The oldest: a 1932 Cadillac.
The most valuable [and somewhat controversial]: a 1948 two-door Tucker convertible prototype, which currently is for sale in another state for $2.5 million. Reportedly it’s the only one in the world.
Work on the Tucker was a team effort. “That wasn’t a restoration, it was a completion,” he clarifies. One of his jobs was to fabricate components so the car’s unique center headlight would turn with the steering wheel. “It could have been the U.S.’s first rear-engine car,” Schulenberg laments, “but it didn’t go through.”
Two locally owned vehicles, a 1953 XK120 Jaguar and a 1965 Austin-Healey, are among the “coolest” cars he’s been associated with. Together their value is about a half-million dollars.
But Schulenberg’s personal dream car is a 1969 Charger Daytona. “Only 503 of them were made. It’s a six-figure car now,” he says.

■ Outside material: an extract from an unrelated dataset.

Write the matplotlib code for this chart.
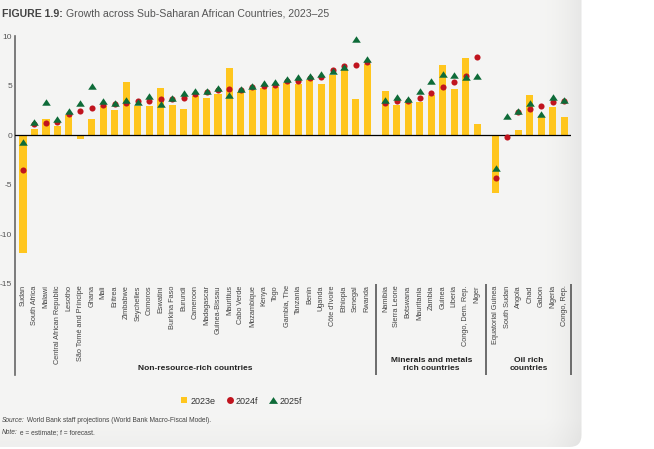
import matplotlib
matplotlib.use('Agg')
import matplotlib.pyplot as plt
import matplotlib.patches as patches
from matplotlib.lines import Line2D
from matplotlib.path import Path
from matplotlib import font_manager
import numpy as np

# data (growth, percent)
non_resource = ['Sudan', 'South Africa', 'Malawi', 'Central African Republic', 'Lesotho',
                'São Tomé and Príncipe', 'Ghana', 'Mali', 'Eritrea', 'Zimbabwe', 'Seychelles',
                'Comoros', 'Eswatini', 'Burkina Faso', 'Burundi', 'Cameroon', 'Madagascar',
                'Guinea-Bissau', 'Mauritius', 'Cabo Verde', 'Mozambique', 'Kenya', 'Togo',
                'Gambia, The', 'Tanzania', 'Benin', 'Uganda', "Côte d'Ivoire", 'Ethiopia',
                'Senegal', 'Rwanda']
minerals = ['Namibia', 'Sierra Leone', 'Botswana', 'Mauritania', 'Zambia', 'Guinea',
            'Liberia', 'Congo, Dem. Rep.', 'Niger']
oil = ['Equatorial Guinea', 'South Sudan', 'Angola', 'Chad', 'Gabon', 'Nigeria', 'Congo, Rep.']
group_labels = ['Non-resource-rich countries', 'Minerals and metals\nrich countries',
                'Oil rich\ncountries']

g2023 = [-11.9, 0.6, 1.6, 0.9, 2.1, -0.4, 1.6, 3.0, 2.6, 5.4, 3.0, 3.0, 4.8, 3.1, 2.7,
         4.0, 3.8, 4.2, 6.8, 4.4, 4.6, 4.8, 4.9, 5.3, 5.2, 5.6, 5.2, 6.1, 6.6, 3.7, 7.2,
         4.5, 3.1, 3.3, 3.4, 4.1, 7.1, 4.7, 7.8, 1.1,
         -5.8, -0.1, 0.5, 4.1, 1.9, 2.9, 1.9]
f2024 = [-3.5, 1.1, 1.2, 1.3, 2.2, 2.5, 2.8, 3.1, 3.2, 3.3, 3.5, 3.5, 3.7, 3.7, 3.8,
         4.2, 4.4, 4.6, 4.7, 4.6, 4.9, 5.0, 5.1, 5.5, 5.5, 5.8, 5.9, 6.6, 7.0, 7.1, 7.4,
         3.3, 3.5, 3.5, 3.8, 4.3, 4.9, 5.4, 6.0, 7.9,
         -4.3, -0.2, 2.4, 2.7, 3.0, 3.4, 3.5]
f2025 = [-0.7, 1.3, 3.4, 1.6, 2.5, 3.3, 5.0, 3.5, 3.3, 3.6, 3.4, 4.0, 3.2, 3.8, 4.3,
         4.5, 4.5, 4.8, 4.1, 4.7, 5.0, 5.3, 5.4, 5.7, 5.9, 6.0, 6.2, 6.5, 6.9, 9.7, 7.7,
         3.6, 3.9, 3.7, 4.5, 5.5, 6.2, 6.1, 5.9, 6.0,
         -3.3, 2.0, 2.5, 3.3, 2.2, 3.9, 3.6]

YELLOW = '#FFC61E'
RED = '#C0141E'
GREEN = '#0E6B38'

names = {f.name for f in font_manager.fontManager.ttflist}
NARROW = 'Liberation Sans Narrow' if 'Liberation Sans Narrow' in names else 'Liberation Sans'

fig = plt.figure(figsize=(6.54, 4.49), dpi=100)

# grey panel behind the chart
bg = fig.add_axes([0, 0, 1, 1], zorder=-5)
bg.set_xlim(0, 654)
bg.set_ylim(0, 449)
bg.axis('off')
panel = patches.FancyBboxPatch((-20, 2), 601.5, 467,
                               boxstyle="round,pad=0,rounding_size=12",
                               linewidth=0, facecolor='none')
bg.add_patch(panel)
xx = np.linspace(0, 582, 300)
yy = np.linspace(0, 449, 200)
X, Y = np.meshgrid(xx, yy)
shade = 0.958 - 0.05 * np.clip((X - 545) / 37, 0, 1) ** 1.5 - 0.02 * np.clip((30 - Y) / 28, 0, 1)
img = bg.imshow(np.dstack([shade, shade, shade * 0.995]), extent=(0, 582, 0, 449),
                origin='lower', aspect='auto', interpolation='bilinear')
img.set_clip_path(panel)

# main axes
ax = fig.add_axes([15 / 654, 74 / 449, 556 / 654, 338.7 / 449])
ax.patch.set_visible(False)

sizes = [len(non_resource), len(minerals), len(oil)]
gap = 1.6
pos = []
start = 0.0
for n in sizes:
    pos.extend(start + np.arange(n))
    start = pos[-1] + gap
pos = np.array(pos)
countries = non_resource + minerals + oil

ax.bar(pos, g2023, width=0.62, color=YELLOW, zorder=2)
ax.plot([-0.7, pos[-1] + 0.45], [0, 0], color='black', lw=0.9, zorder=3)
ax.plot(pos, f2024, 'o', ms=4.4, color=RED, mew=0, zorder=4)
tri = Path([(-1, -0.75), (1, -0.75), (0, 0.75), (-1, -0.75)],
           [Path.MOVETO, Path.LINETO, Path.LINETO, Path.CLOSEPOLY])
ax.plot(pos, f2025, linestyle='none', marker=tri, ms=6.2, color=GREEN, mew=0, zorder=5)

ax.set_xlim(-0.7, pos[-1] + 0.58)
ax.set_ylim(-24.2, 10)
for s in ['top', 'right', 'bottom']:
    ax.spines[s].set_visible(False)
ax.spines['left'].set_color('#666666')
ax.spines['left'].set_linewidth(1.2)
ax.set_xticks([])
ax.set_yticks([-15, -10, -5, 0, 5, 10])
ax.set_yticklabels(['-15', '-10', '-5', '0', '5', '10'], family=NARROW)
ax.tick_params(axis='y', length=0, pad=2, labelsize=6, labelcolor='#555555')

# country labels
for x, name in zip(pos, countries):
    ax.text(x, -15.15, name, rotation=90, ha='center', va='top', fontsize=5.3,
            family=NARROW, color='#444444')

# group separators and labels
idx = np.cumsum(sizes)
seps = [(pos[idx[0] - 1] + pos[idx[0]]) / 2, (pos[idx[1] - 1] + pos[idx[1]]) / 2,
        pos[-1] + 0.58]
ax.vlines(seps, -15, -24.2, color='#555555', lw=1.2, clip_on=False)
centers = [(-0.7 + seps[0]) / 2, (seps[0] + seps[1]) / 2, (seps[1] + seps[2]) / 2]
for c, lab in zip(centers, group_labels):
    ax.text(c, -23.9, lab, ha='center', va='bottom', fontsize=6.0, fontweight='bold',
            family=NARROW, color='#222222', linespacing=1.2)

# legend
handles = [Line2D([], [], ls='none', marker='s', ms=5, color=YELLOW, mew=0),
           Line2D([], [], ls='none', marker='o', ms=5, color=RED, mew=0),
           Line2D([], [], ls='none', marker=tri, ms=6.5, color=GREEN, mew=0)]
fig.legend(handles, ['2023e', '2024f', '2025f'], loc='center',
           bbox_to_anchor=(241 / 654, 1 - 401 / 449), ncol=3, frameon=False,
           prop={'family': NARROW, 'size': 6.5}, handlelength=0.8, handletextpad=0.3,
           columnspacing=1.2, labelcolor='#333333')

# title
renderer = fig.canvas.get_renderer()
t1 = fig.text(2 / 654, 1 - 14 / 449, 'FIGURE 1.9:', fontsize=7.6, fontweight='bold',
              family='Liberation Sans', color='#444444', va='center')
bb = t1.get_window_extent(renderer)
fig.text((bb.x1 + 3) / 654, 1 - 14 / 449,
         'Growth across Sub-Saharan African Countries, 2023\u201325',
         fontsize=7.6, family='Liberation Sans', color='#555555', va='center')

# source and note
for ypix, lead, rest in [(421, 'Source:', ' World Bank staff projections (World Bank Macro-Fiscal Model).'),
                         (433, 'Note:', ' e = estimate; f = forecast.')]:
    a = fig.text(2 / 654, 1 - ypix / 449, lead, fontsize=4.8, style='italic',
                 family='Liberation Sans', color='#444444', va='center')
    bb = a.get_window_extent(renderer)
    fig.text(bb.x1 / 654, 1 - ypix / 449, rest, fontsize=4.8,
             family='Liberation Sans', color='#444444', va='center')

fig.savefig('out.png', dpi=100, facecolor='white')
plt.close(fig)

In its heyday, NASCAR officials banned the “winged” car because it was too fast. No wonder — it was the first car to break the 200-mile-per-hour mark.
Every classic has a story
On this July night, a parade of classic cars arrives for the photo shoot. Had there been any threat of rain, nobody would have ventured out. “You don’t take these cars out in the rain,” Schulenberg stresses.
The owner of a yellow 1971 Mach 1 with a black stripe bought it in high school and insists he’ll never sell. “No way,” he says. “This was my very first car!” Standing next to him, his 14-year-old daughter nods. She helped sand it when she was just five.
A black 1970 Nova SS survived kids and ice cream cones before its owner parked it in the garage — for 25 years! Schulenberg helped with cleaning, bodywork, and paint. Now, with 85,000 miles on the odometer and the original spare tire in the trunk, the car has earned two best-in-show trophies at area competitions. “Nobody drives it but me,” the owner smiles.
There’s a 1969 blue Austin America, a definitively British car that its owner describes as his clown car. “My wife drove this to high school,” he says, “and Mr. Bean drives one!” referring to the British sitcom character.
Schulenberg glances around at the collection of cars and clients assembled. He didn’t know how many people would show and estimates that the grouping represents between 45,000 and 60,000 hours of his life. “When I look at these cars, all I see is the family we’ve created. Everyone’s nice. For me, this isn’t work.”